I gave my sixth speech this morning and am nearing the one-year mark as a member. Here are some highlights of my experience so far:
- This sounds arrogant, but before I joined, I could not imagine liking a group of people who gathered in the very early morning to give speeches to each other. I was so wrong. It’s a fun group, and even on mornings like today, when I didn’t get enough sleep, I never struggle to find value in time with this group. There’s a lot less “talking to hear yourself speak” than you’d imagine, if you’re cynical like me.
- Speeches on random topics are much more interesting than they sound. People try to make their speeches relevant to you, so even if they’re speaking about something that isn’t directly applicable, it’s useful.
- I love extemporaneous speaking. I almost hate the weeks I actually speak, because they render me ineligible for Table Topics.
- I haven’t won a single ribbon for anything other than Table Topics, and it’s starting to bug me.
- I’ve won two ribbons for Table Topics. Yay for success.
- After a lifetime of being told that my humor was too dry, I’ve found a group that laughs at my jokes (and recognizes my humor as humor.) It might be love.
- In giving my speeches, I was extra super-duper prepared for the first few. I’d get so nervous I’d make wrong turns on my way to the club. More recently, I’ve been less prepared, and much less nervous. Today, I was hardly nervous at all, and I had rehearsed way less than usual. I’m not saying that less preparation is better, but I’m glad that my adrenal system has stopped running my speeches. I know it’s enough to have an idea where I’m starting and ending, and what I’m trying to accomplish.
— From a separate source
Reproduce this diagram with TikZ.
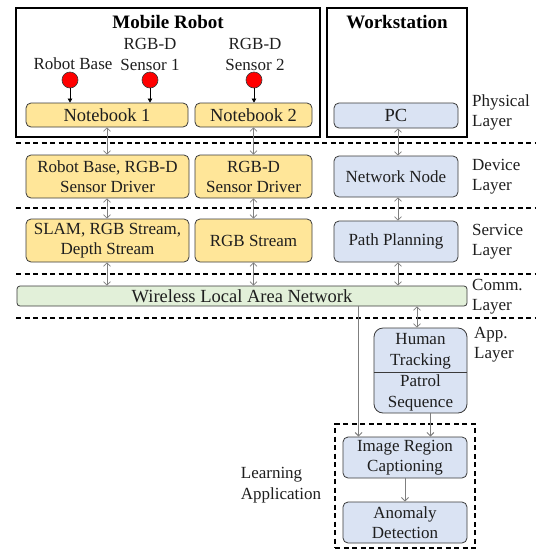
\documentclass[tikz,border=0pt]{standalone}
\usepackage{fontspec}
\setmainfont{Liberation Serif}
\usetikzlibrary{arrows.meta,calc}
\definecolor{ylw}{HTML}{FFE699}
\definecolor{blu}{HTML}{DAE3F3}
\definecolor{grn}{HTML}{E2F0D9}
\definecolor{brd}{HTML}{3A3A3A}
\definecolor{arr}{HTML}{7F7F7F}
\definecolor{txt}{HTML}{1E1E1E}
\tikzset{
  base/.style={draw=brd, line width=0.8pt, rounded corners=5pt, inner sep=0pt, align=center, text=txt, font=\fontsize{17}{20}\selectfont},
  ybox/.style={base, fill=ylw},
  bbox/.style={base, fill=blu},
  gbox/.style={base, fill=grn},
  big/.style={font=\fontsize{18.5}{22}\selectfont},
  frame/.style={draw=black, line width=1.3pt, inner sep=0pt},
  sensor/.style={circle, draw=brd, fill=red, line width=0.6pt, minimum size=16pt, inner sep=0pt},
  lbl/.style={align=center, text=txt, font=\fontsize{17}{21}\selectfont, inner sep=0pt},
  llbl/.style={align=left, anchor=west, text=txt, font=\fontsize{17}{20}\selectfont, inner sep=0pt},
  ttl/.style={text=black, font=\fontsize{19}{22}\selectfont\bfseries, inner sep=0pt},
  sep/.style={draw=black, line width=1.2pt, dash pattern=on 5pt off 3.5pt},
  dbl/.style={draw=arr, line width=0.7pt, {Straight Barb[length=3.5pt,width=7pt]}-{Straight Barb[length=3.5pt,width=7pt]}},
  garrow/.style={draw=arr, line width=0.9pt, -{Straight Barb[length=3.5pt,width=7pt]}},
  karrow/.style={draw=black, line width=0.7pt, -{Triangle[length=4pt,width=4.5pt]}},
}
\begin{document}
\begin{tikzpicture}[x=1pt,y=-1pt]
\useasboundingbox (0,0) rectangle (536,550);
% outer frames
\node[frame, minimum width=304pt, minimum height=129pt] (mr) at (168,72.5) {};
\node[frame, minimum width=140pt, minimum height=129pt] (ws) at (397,72.5) {};
\node[ttl] (mrt) at (168,22) {Mobile Robot};
\node[ttl] (wst) at (397,22) {Workstation};
% sensors
\node[lbl] (rbl) at (73,64) {Robot Base};
\node[lbl] (s1l) at (150,54) {RGB-D\\Sensor 1};
\node[lbl] (s2l) at (255,54) {RGB-D\\Sensor 2};
\node[sensor] (s0) at (70,80) {};
\node[sensor] (s1) at (150,80) {};
\node[sensor] (s2) at (254,80) {};
% physical layer
\node[ybox, big, minimum width=162pt, minimum height=24pt] (nb1) at (107,115) {Notebook 1};
\node[ybox, big, minimum width=117pt, minimum height=24pt] (nb2) at (253.5,115) {Notebook 2};
\node[bbox, big, minimum width=124pt, minimum height=25pt] (pc) at (396,115.5) {PC};
% device layer
\node[ybox, minimum width=163pt, minimum height=43pt] (d1) at (107.5,176.5) {Robot Base, RGB-D\\Sensor Driver};
\node[ybox, minimum width=117pt, minimum height=43pt] (d2) at (253.5,176.5) {RGB-D\\Sensor Driver};
\node[bbox, minimum width=124pt, minimum height=41pt] (nn) at (396,176.5) {Network Node};
% service layer
\node[ybox, minimum width=163pt, minimum height=43pt] (v1) at (107.5,240.5) {SLAM, RGB Stream,\\Depth Stream};
\node[ybox, minimum width=117pt, minimum height=43pt] (v2) at (253.5,240.5) {RGB Stream};
\node[bbox, minimum width=124pt, minimum height=41pt] (pp) at (396,241.5) {Path Planning};
% comm layer
\node[gbox, big, rounded corners=3pt, minimum width=450pt, minimum height=20pt] (wl) at (242,296) {Wireless Local Area Network};
% app layer
\node[bbox, rounded corners=9pt, minimum width=93pt, minimum height=85pt] (ht) at (420.5,370.5) {};
\draw[draw=brd, line width=0.8pt] (ht.west |- 0,372) -- (ht.east |- 0,372);
\node[lbl] (htt) at (420.5,351) {Human\\Tracking};
\node[lbl] (pst) at (420.5,392.5) {Patrol\\Sequence};
% learning application
\node[draw=black, line width=1.2pt, dash pattern=on 5pt off 3.5pt, minimum width=140pt, minimum height=124pt, inner sep=0pt] (la) at (405,486) {};
\node[bbox, minimum width=124pt, minimum height=41pt] (irc) at (405,457.5) {Image Region\\Captioning};
\node[bbox, minimum width=124pt, minimum height=41pt] (ad) at (405,522.5) {Anomaly\\Detection};
\node[lbl, align=left] (lat) at (281,485) {Learning\\Application};
% layer labels
\node[llbl] (lphy) at (472,112) {Physical\\Layer};
\node[llbl] (ldev) at (472,177) {Device\\Layer};
\node[llbl] (lsrv) at (472,242) {Service\\Layer};
\node[llbl] (lcom) at (472,296.5) {Comm.\\Layer};
\node[llbl] (lapp) at (474,345) {App.\\Layer};
% separators
\draw[sep] (16,143) -- (536,143);
\draw[sep] (16,208) -- (536,208);
\draw[sep] (16,274) -- (536,274);
\draw[sep] (16,318) -- (536,318);
% sensor arrows
\draw[karrow] (s0.south) -- (s0.south |- nb1.north);
\draw[karrow] (s1.south) -- (s1.south |- nb1.north);
\draw[karrow] (s2.south) -- (s2.south |- nb2.north);
% layer arrows
\draw[dbl] (nb1.south) -- (nb1.south |- d1.north);
\draw[dbl] (d1.south -| nb1.south) -- (nb1.south |- v1.north);
\draw[dbl] (v1.south -| nb1.south) -- (nb1.south |- wl.north);
\draw[dbl] (nb2.south) -- (nb2.south |- d2.north);
\draw[dbl] (d2.south) -- (d2.south |- v2.north);
\draw[dbl] (v2.south) -- (v2.south |- wl.north);
\draw[dbl] ([xshift=2pt]pc.south) -- ([xshift=2pt]pc.south |- nn.north);
\draw[dbl] ([xshift=2pt]nn.south) -- ([xshift=2pt]nn.south |- pp.north);
\draw[dbl] ([xshift=2pt]pp.south) -- ([xshift=2pt]pp.south |- wl.north);
\coordinate (c0) at ([xshift=-3.5pt]ht.north);
\draw[dbl] (c0 |- wl.south) -- (c0);
\coordinate (c1) at ([xshift=16pt]irc.north west);
\draw[garrow] (c1 |- wl.south) -- (c1);
\coordinate (c2) at ([xshift=-37pt]irc.north east);
\draw[garrow] (c2 |- ht.south) -- (c2);
\draw[garrow] (irc.south) -- (ad.north);
\end{tikzpicture}
\end{document}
- People outside of Toastmasters have stopped saying that I’m not a good public speaker.
- I finally gave a speech without overusing the word “so.” I’ve eliminated most of the other filler words, but I overuse “so” as a transitional word.
- Confidence in your ability to say something useful is almost more important than what you actually say. This is where I still have to grow. My need to prove my worth/defend myself against imagined criticism gets in the way in almost every area of my life, but especially with some speeches.